┌──

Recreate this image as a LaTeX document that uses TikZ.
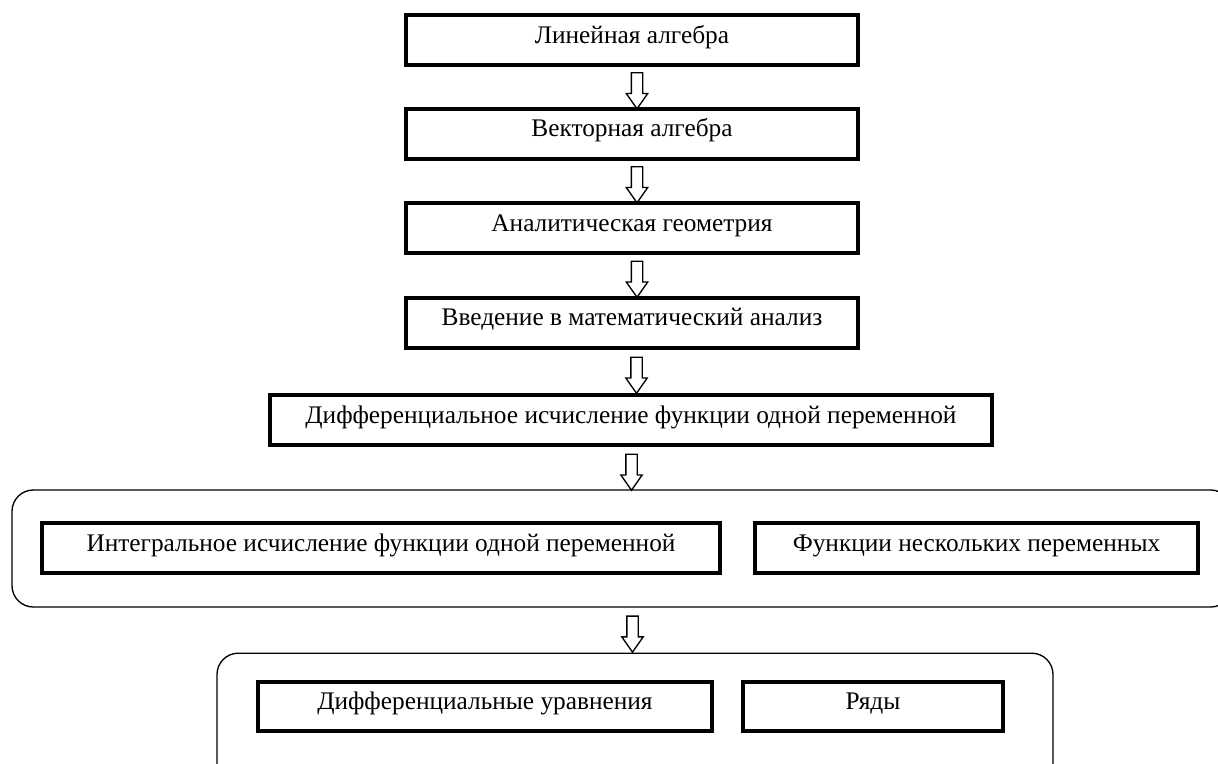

└──
┌──

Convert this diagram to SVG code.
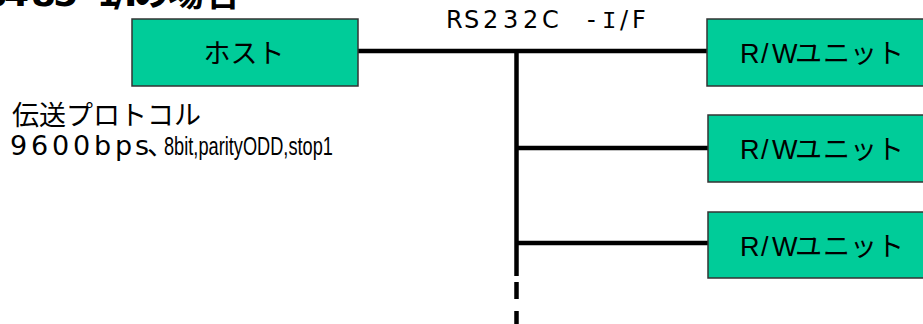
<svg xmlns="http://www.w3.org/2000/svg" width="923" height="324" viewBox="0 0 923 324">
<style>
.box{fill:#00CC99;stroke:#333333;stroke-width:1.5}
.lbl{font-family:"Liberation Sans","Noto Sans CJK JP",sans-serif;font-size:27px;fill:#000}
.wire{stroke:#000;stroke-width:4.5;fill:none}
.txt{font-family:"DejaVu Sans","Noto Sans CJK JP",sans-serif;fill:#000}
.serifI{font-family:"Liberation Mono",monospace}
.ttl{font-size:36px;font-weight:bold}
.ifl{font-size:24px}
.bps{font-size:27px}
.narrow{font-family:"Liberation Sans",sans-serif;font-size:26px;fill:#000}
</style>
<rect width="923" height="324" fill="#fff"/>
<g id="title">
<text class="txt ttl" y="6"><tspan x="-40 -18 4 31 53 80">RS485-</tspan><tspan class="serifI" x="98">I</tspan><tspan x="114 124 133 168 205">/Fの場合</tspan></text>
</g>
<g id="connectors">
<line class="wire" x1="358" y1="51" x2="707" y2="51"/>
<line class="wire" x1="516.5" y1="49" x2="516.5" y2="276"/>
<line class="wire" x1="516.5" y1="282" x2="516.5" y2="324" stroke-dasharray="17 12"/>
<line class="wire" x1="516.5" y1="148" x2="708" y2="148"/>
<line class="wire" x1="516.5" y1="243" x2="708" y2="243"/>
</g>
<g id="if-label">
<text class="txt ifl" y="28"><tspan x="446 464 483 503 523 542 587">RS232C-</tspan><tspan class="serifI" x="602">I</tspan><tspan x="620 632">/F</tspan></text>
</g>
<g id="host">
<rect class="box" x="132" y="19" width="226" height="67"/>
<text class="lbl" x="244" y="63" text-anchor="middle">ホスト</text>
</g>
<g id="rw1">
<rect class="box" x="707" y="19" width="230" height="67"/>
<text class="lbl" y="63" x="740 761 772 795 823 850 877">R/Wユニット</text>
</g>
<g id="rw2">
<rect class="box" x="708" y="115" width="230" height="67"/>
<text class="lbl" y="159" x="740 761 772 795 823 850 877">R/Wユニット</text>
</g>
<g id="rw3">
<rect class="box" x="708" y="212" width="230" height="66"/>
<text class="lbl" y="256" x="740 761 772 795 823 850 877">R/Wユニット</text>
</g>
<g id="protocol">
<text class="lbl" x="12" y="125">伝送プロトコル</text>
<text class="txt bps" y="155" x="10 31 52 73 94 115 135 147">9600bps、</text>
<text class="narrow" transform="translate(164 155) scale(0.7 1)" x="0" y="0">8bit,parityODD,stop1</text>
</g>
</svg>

└──
┌──

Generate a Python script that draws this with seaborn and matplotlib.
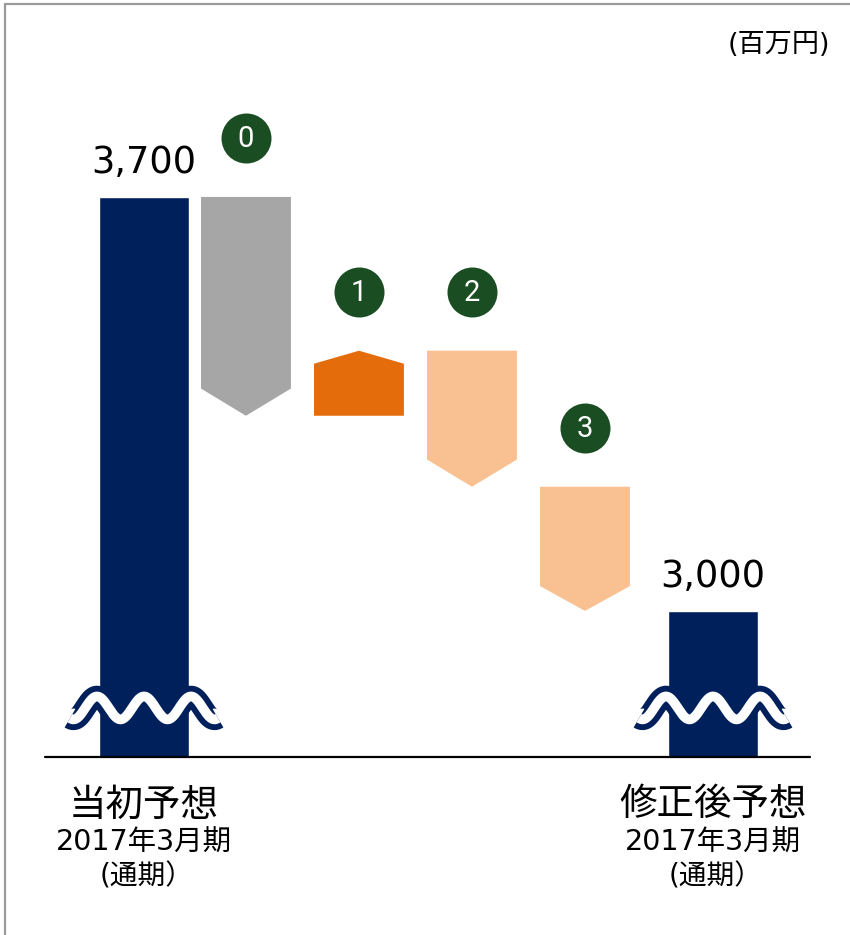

└──

Check each line of the entries above, and show every one holding the word "this".

Recreate this image as a LaTeX document that uses TikZ.
Convert this diagram to SVG code.
Generate a Python script that draws this with seaborn and matplotlib.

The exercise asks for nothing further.